富良野チーズ工房 個性派チーズが勢ぞろい 体験充実、五感で楽しむ乳製品
北海道の富良野チーズ工房は、高台の白樺に囲まれた自然豊かな場所にある。ホルスタイン種から搾った新鮮な生乳を使った乳製品を製造販売するほか、ガラス張りの製造室の見学や、バター・アイス・チーズなどの「手作り体験」を通して、富良野産ならではの品質とおいしさを発信している。 1983年に牛乳・チーズ作りを通じて富良野の酪農家の安定経営を支える目的で、富良野市と富良野農協の共同出資で第三セクター「ふらの農産公社」を設立した。平成18年からは指定管理者制度のもと、市所有の建物を含めた施設の管理運営を行っている。 チーズ公園と呼ばれる広い敷地内には、目玉施設の「富良野チーズ工房」ほか、第1工場の「チーズ工場」、「アイスミルク工房」「手づくり体験工房」「ピッツァ工房」を併設。地元の新鮮野菜や果物の素材を生かしたジェラートやピッツァも楽しむことができる。 富良野チーズ工房で発売する「ワインチェダー」は、1982年に富良野市と酪農学園大学が研究開発した個性派ナチュラルチーズ。地元産の赤ワインを混ぜ込むことで赤紫の大理石模様が浮き出して見える幻想的な見た目が特長の、日本で唯一のワイン入りチーズだ。

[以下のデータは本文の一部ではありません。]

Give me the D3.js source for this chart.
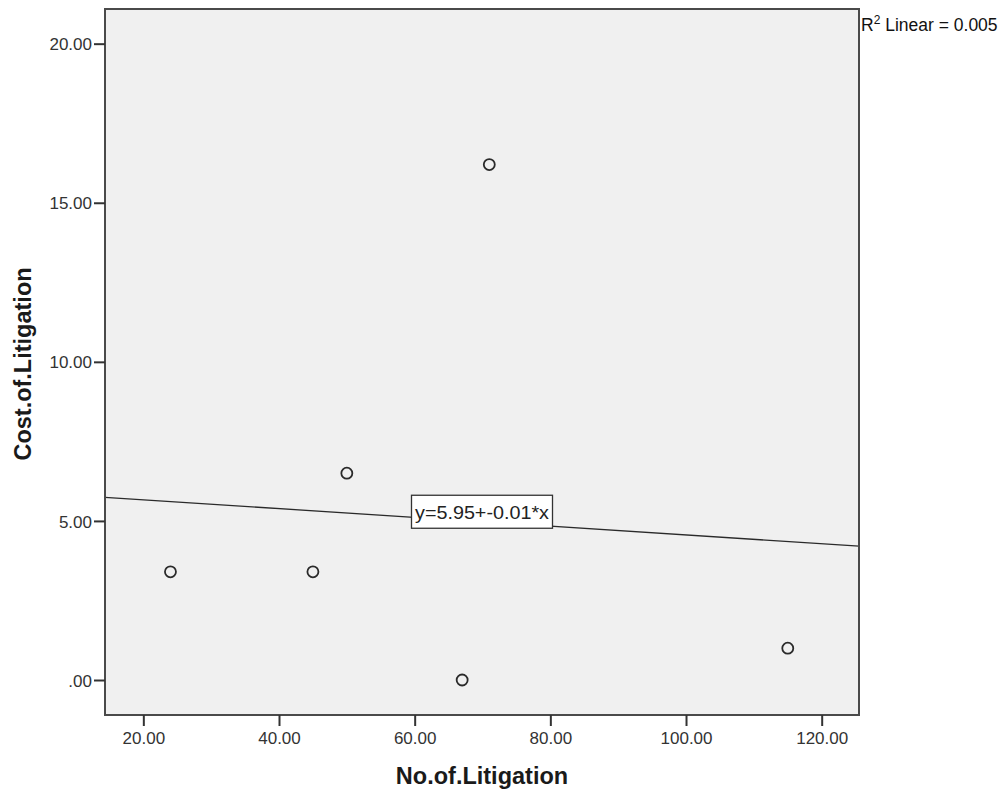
<!DOCTYPE html>
<html><head><meta charset="utf-8">
<script src="https://cdn.jsdelivr.net/npm/d3@7"></script>
<style>
body{margin:0;background:#fff;}
text{font-family:"Liberation Sans",Arial,sans-serif;}
</style></head>
<body>
<svg id="chart" width="1002" height="792"></svg>
<script>
const xValues = [24, 45, 50, 67, 71, 115];
const yValues = [3.4, 3.4, 6.5, 0, 16.2, 1.0];
const xTicks = [20, 40, 60, 80, 100, 120];
const xTickLabels = ["20.00", "40.00", "60.00", "80.00", "100.00", "120.00"];
const yTicks = [0, 5, 10, 15, 20];
const yTickLabels = [".00", "5.00", "10.00", "15.00", "20.00"];
const xTitle = "No.of.Litigation";
const yTitle = "Cost.of.Litigation";
const eqLabel = "y=5.95+-0.01*x";
const r2Text = "0.005";

const svg = d3.select("#chart");
const L = 105, R = 859, T = 9, B = 715;
const x = d3.scaleLinear().domain([14.35, 125.5]).range([L, R]);
const y = d3.scaleLinear().domain([-1.1, 21.09]).range([B, T]);
const FONT = "Liberation Sans, Arial, sans-serif";

svg.append("rect").attr("x", L).attr("y", T).attr("width", R - L).attr("height", B - T)
  .attr("fill", "#f0f0f0").attr("stroke", "none");

// regression line (least squares)
const mx = d3.mean(xValues), my = d3.mean(yValues);
const sxy = d3.sum(xValues.map((v, i) => (v - mx) * (yValues[i] - my)));
const sxx = d3.sum(xValues.map(v => (v - mx) * (v - mx)));
const slope = sxy / sxx, intercept = my - slope * mx;
const [x0, x1] = x.domain();
svg.append("line").attr("x1", x(x0)).attr("y1", y(intercept + slope * x0))
  .attr("x2", x(x1)).attr("y2", y(intercept + slope * x1))
  .attr("stroke", "#2a2a2a").attr("stroke-width", 1.3);

// points
svg.selectAll("circle.pt").data(xValues).enter().append("circle")
  .attr("class", "pt")
  .attr("cx", d => x(d)).attr("cy", (d, i) => y(yValues[i])).attr("r", 5.5)
  .attr("fill", "none").attr("stroke", "#2a2a2a").attr("stroke-width", 1.8);

// equation label
const xm = (x0 + x1) / 2;
const lx = x(xm), ly = y(intercept + slope * xm) - 10;
svg.append("rect").attr("x", lx - 70.5).attr("y", ly - 16.5).attr("width", 141).attr("height", 33)
  .attr("fill", "#fff").attr("stroke", "#333").attr("stroke-width", 1.3);
svg.append("text").attr("x", lx).attr("y", ly + 7.5).attr("text-anchor", "middle")
  .attr("font-size", 19).attr("fill", "#222").attr("textLength", 134)
  .attr("lengthAdjust", "spacingAndGlyphs").text(eqLabel);

// border
svg.append("rect").attr("x", L).attr("y", T).attr("width", R - L).attr("height", B - T)
  .attr("fill", "none").attr("stroke", "#4a4a4a").attr("stroke-width", 2);

// axes
const xAxis = d3.axisBottom(x).tickValues(xTicks).tickSize(11).tickSizeOuter(0)
  .tickFormat((d, i) => xTickLabels[i]);
const gx = svg.append("g").attr("transform", `translate(0,${B})`).call(xAxis);
gx.select(".domain").remove();
gx.selectAll(".tick line").attr("stroke", "#333").attr("stroke-width", 2);
gx.selectAll(".tick text").attr("font-size", 17).attr("fill", "#333")
  .attr("font-family", FONT).attr("y", 29).attr("dy", 0);

const yAxis = d3.axisLeft(y).tickValues(yTicks).tickSize(11).tickSizeOuter(0)
  .tickFormat((d, i) => yTickLabels[i]);
const gy = svg.append("g").attr("transform", `translate(${L},0)`).call(yAxis);
gy.select(".domain").remove();
gy.selectAll(".tick line").attr("stroke", "#333").attr("stroke-width", 2);
gy.selectAll(".tick text").attr("font-size", 17).attr("fill", "#333")
  .attr("font-family", FONT).attr("x", -13).attr("dy", "0.36em");

// titles
svg.append("text").attr("x", 482).attr("y", 784).attr("text-anchor", "middle")
  .attr("font-size", 23.5).attr("font-weight", "bold").attr("fill", "#1a1a1a").text(xTitle);
svg.append("text").attr("transform", `translate(31,364) rotate(-90)`)
  .attr("text-anchor", "middle").attr("font-size", 23.5).attr("font-weight", "bold")
  .attr("fill", "#1a1a1a").text(yTitle);

// R2
const r2 = svg.append("text").attr("x", 861).attr("y", 31).attr("font-size", 17.5).attr("fill", "#111");
r2.append("tspan").text("R");
r2.append("tspan").attr("dy", -7).attr("font-size", 12).text("2");
r2.append("tspan").attr("dy", 7).text(" Linear = " + r2Text);
</script>
</body></html>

「メゾンドゥピエール」は口当たりのいい白カビタイプで、工房のイメージでもある石の館の仏語「メゾン・ドゥ・ピエール」にちなみ名付けられた。イカ墨入りカマンベール「セピア」は中身の黒が富良野の肥沃な大地、その周りの白カビは粉雪を表現した珍しいオリジナル商品となっている。 多種多様な個性派チーズの誕生には「余剰牛乳問題の解決や、富良野の農産物を広げる目的があった」と後藤正紀常務取締役は語る。当時酪農学園大学の学生だった後藤氏は、市の職員となってチーズの開発に携わった。手作り体験工房では「ふらの牛乳」を使ったマスカルポーネチーズ、バター、アイスが体験できる。バターづくりは昭和の頃から継続し、98年に開始したチーズ作りでは、できあがったチーズを自作のイラスト入りカップに入れて持ち帰ることができる。牛の模型での乳搾り体験やチーズの歴史コーナー、チーズ職人になれる記念撮影コーナーもある。 幅広い世代が楽しめる人気施設も、コロナ禍は来館者が半減し非常に厳しい赤字経営が続いたという。昨年からはインバウンドもあって回復基調となったことで、年間来館者数は25~26万人程、多い日は1000人が来場し、富良野ならではの体験を楽しんでいる。